Local Changes May be Required to Comply with Changes to Cannabis Control Act

In late July, Governor Rauner signed into law Public Act 99-697, amending the Cannabis Control Act, 720 ILCS 550/1, et seq, the Drug Paraphernalia Control Act, 720 ILCS 600/1, et seq. and a variety of other laws to relax some of the penalties surrounding cannabis possession. This law specifically modifies how low-level state possession offenses are treated but also may affect municipal ordinance violations for similar offenses.

The law has not changed the fact that possession of cannabis, even in small quantities, remains illegal.  Under the amended law, however, possession of less than ten (10) grams of cannabis is no longer treated as a criminal offense. Instead, it is a civil violation that carries with it a fine of $100 to $200, similar to a traffic citation.  Likewise, possessing drug paraphernalia only in connection with having up to 10 grams of cannabis is now downgraded from a misdemeanor to a non-criminal fine-based penalty. 

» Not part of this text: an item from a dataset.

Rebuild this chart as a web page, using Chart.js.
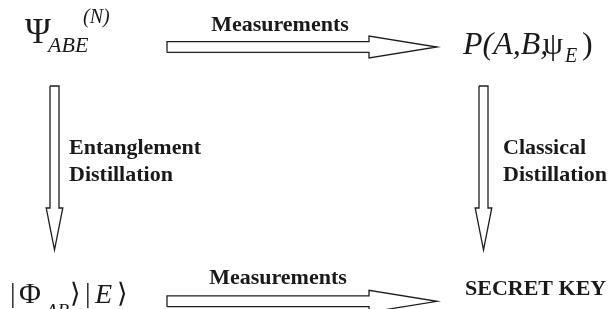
<!DOCTYPE html>
<html>
<head>
<meta charset="utf-8">
<script src="https://cdn.jsdelivr.net/npm/chart.js@4"></script>
<style>
  body { margin: 0; background: #fff; }
  #wrap { width: 615px; height: 309px; }
</style>
</head>
<body>
<div id="wrap"><canvas id="diagramChart"></canvas></div>
<script>
// Diagram nodes and arrows (diagram units == page pixels)
const arrowNames = ['measure_top', 'measure_bottom', 'entangle', 'classical'];
const arrowStartX = [167, 167, 54.5, 483.5];
const arrowStartY = [47, 301.3, 86, 86];
const arrowEndX = [437, 437, 54.5, 483.5];
const arrowEndY = [47, 301.3, 250, 250];

const edgeLabels = ['Measurements', 'Measurements', 'Entanglement\nDistillation', 'Classical\nDistillation'];
const cornerLabel = 'SECRET KEY';

// arrow outline sizes (shaft half width, head half width, head length)
const arrowShape = {
  horizontal: { shaft: 5.4, head: 11, headLen: 68 },
  vertical: { shaft: 4.5, head: 8.3, headLen: 42 }
};

function arrowOutline(i) {
  const x0 = arrowStartX[i], y0 = arrowStartY[i];
  const x1 = arrowEndX[i], y1 = arrowEndY[i];
  const len = Math.hypot(x1 - x0, y1 - y0);
  const dx = (x1 - x0) / len, dy = (y1 - y0) / len;
  const nx = -dy, ny = dx;
  const s = (y0 === y1) ? arrowShape.horizontal : arrowShape.vertical;
  const bx = x1 - dx * s.headLen, by = y1 - dy * s.headLen;
  const pts = [
    [x0 + nx * s.shaft, y0 + ny * s.shaft],
    [bx + nx * s.shaft, by + ny * s.shaft],
    [bx + nx * s.head, by + ny * s.head],
    [x1, y1],
    [bx - nx * s.head, by - ny * s.head],
    [bx - nx * s.shaft, by - ny * s.shaft],
    [x0 - nx * s.shaft, y0 - ny * s.shaft],
    [x0 + nx * s.shaft, y0 + ny * s.shaft]
  ];
  return pts.map(p => ({ x: p[0], y: p[1] }));
}

const datasets = arrowNames.map((name, i) => ({
  label: name,
  data: arrowOutline(i),
  showLine: true,
  borderColor: '#1e1e1e',
  borderWidth: 1.3,
  borderJoinStyle: 'miter',
  pointRadius: 0,
  tension: 0,
  fill: false
}));

const serif = '"Liberation Serif", "Times New Roman", "DejaVu Serif", serif';
const boldFont = 'bold 22px ' + serif;

// text runs placed in diagram units
const textRuns = [
  // Psi_ABE^(N)
  { t: '\u03A8', x: 25, y: 43, font: '35px ' + serif },
  { t: 'ABE', x: 48, y: 52, font: 'italic 22px ' + serif },
  { t: '(N)', x: 83, y: 23, font: 'italic 20px ' + serif },
  // P(A,B,psi_E)
  { t: 'P(A,B,', x: 463, y: 54, font: 'italic 32px ' + serif },
  { t: '\u03C8', x: 543, y: 54, font: '32px ' + serif },
  { t: 'E', x: 565, y: 62, font: 'italic 20px ' + serif },
  { t: ')', x: 582, y: 54, font: '32px ' + serif },
  // |Phi_AB>|E>
  { t: '|', x: 10, y: 302, font: '28px ' + serif },
  { t: '\u03A6', x: 19, y: 303, font: '30px ' + serif },
  { t: 'AB', x: 46, y: 317, font: 'italic 19px ' + serif },
  { t: '\u27E9', x: 70, y: 302, font: '27px "DejaVu Serif", serif' },
  { t: '|', x: 85, y: 302, font: '28px ' + serif },
  { t: 'E', x: 95, y: 303, font: 'italic 28px ' + serif },
  { t: '\u27E9', x: 117, y: 302, font: '27px "DejaVu Serif", serif' }
];

const labelPlaces = [
  { x: 280, y: 31, align: 'center' },
  { x: 278, y: 284, align: 'center' },
  { x: 69, y: 154, align: 'left' },
  { x: 503, y: 154, align: 'left' }
];

const textPlugin = {
  id: 'diagramText',
  afterDatasetsDraw(chart) {
    const ctx = chart.ctx;
    const sx = chart.scales.x, sy = chart.scales.y;
    ctx.save();
    ctx.fillStyle = '#1a1a1a';
    ctx.textBaseline = 'alphabetic';

    textRuns.forEach(r => {
      ctx.font = r.font;
      ctx.textAlign = 'left';
      ctx.fillText(r.t, sx.getPixelForValue(r.x), sy.getPixelForValue(r.y));
    });

    ctx.font = boldFont;
    edgeLabels.forEach((lbl, i) => {
      const p = labelPlaces[i];
      ctx.textAlign = p.align;
      lbl.split('\n').forEach((line, k) => {
        ctx.fillText(line, sx.getPixelForValue(p.x), sy.getPixelForValue(p.y + k * 27));
      });
    });

    ctx.textAlign = 'left';
    ctx.fillText(cornerLabel, sx.getPixelForValue(465), sy.getPixelForValue(295));
    ctx.restore();
  }
};

new Chart(document.getElementById('diagramChart').getContext('2d'), {
  type: 'scatter',
  data: { datasets: datasets },
  options: {
    responsive: true,
    maintainAspectRatio: false,
    animation: false,
    layout: { padding: 0 },
    plugins: {
      legend: { display: false },
      tooltip: { enabled: false },
      title: { display: false }
    },
    scales: {
      x: { type: 'linear', min: 0, max: 615, display: false },
      y: { type: 'linear', min: 0, max: 309, reverse: true, display: false }
    }
  },
  plugins: [textPlugin]
});
</script>
</body>
</html>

Another important piece of this new law is that any local police records related to tickets issued for cannabis possession at this lowest level of up to 10 grams, as well as any tickets issued for drug paraphernalia seized along with the less-than-10-grams pot threshold, must be expunged (destroyed) twice each year (January 1 and July 1). This requirement becomes effective 6 months after the effective date of the law, so municipalities have time to put together policies for compliance with this new expungement obligation.

In addition, the misdemeanor and penalty schedules for greater amounts of cannabis possession were also relaxed. Under the new law, possession of 10 to 30 grams of cannabis (previously qualifying as a Class A misdemeanor with up to one year in jail and fines ranging from $750 to $3,250) now qualifies as a lesser Class B misdemeanor, punishable by up to six (6) months in jail and a fine of up to $1,500.  Possession of greater amounts of cannabis has also been ratcheted downward, with someone now having to possess 100 grams of cannabis to qualify for a first-offense felony. 

Finally, the law allows local governments to establish its own fine schedule for low level offenses relating to possession of cannabis when tickets are written under its own ordinances that can vary from the state established fines. However, non-home rule governments are more restricted in how they treat drug paraphernalia offenses, even under local ordinances.

Many municipalities will have to review their current ordinances to determine whether they are consistent with the new state law, and decide whether they will process low-level cannabis offenses on a local level (i.e., through municipal court or administrative adjudication) or through the state court system. The latter approach may be less desirable for many municipalities because of the required distribution of fine proceeds set out in the new law.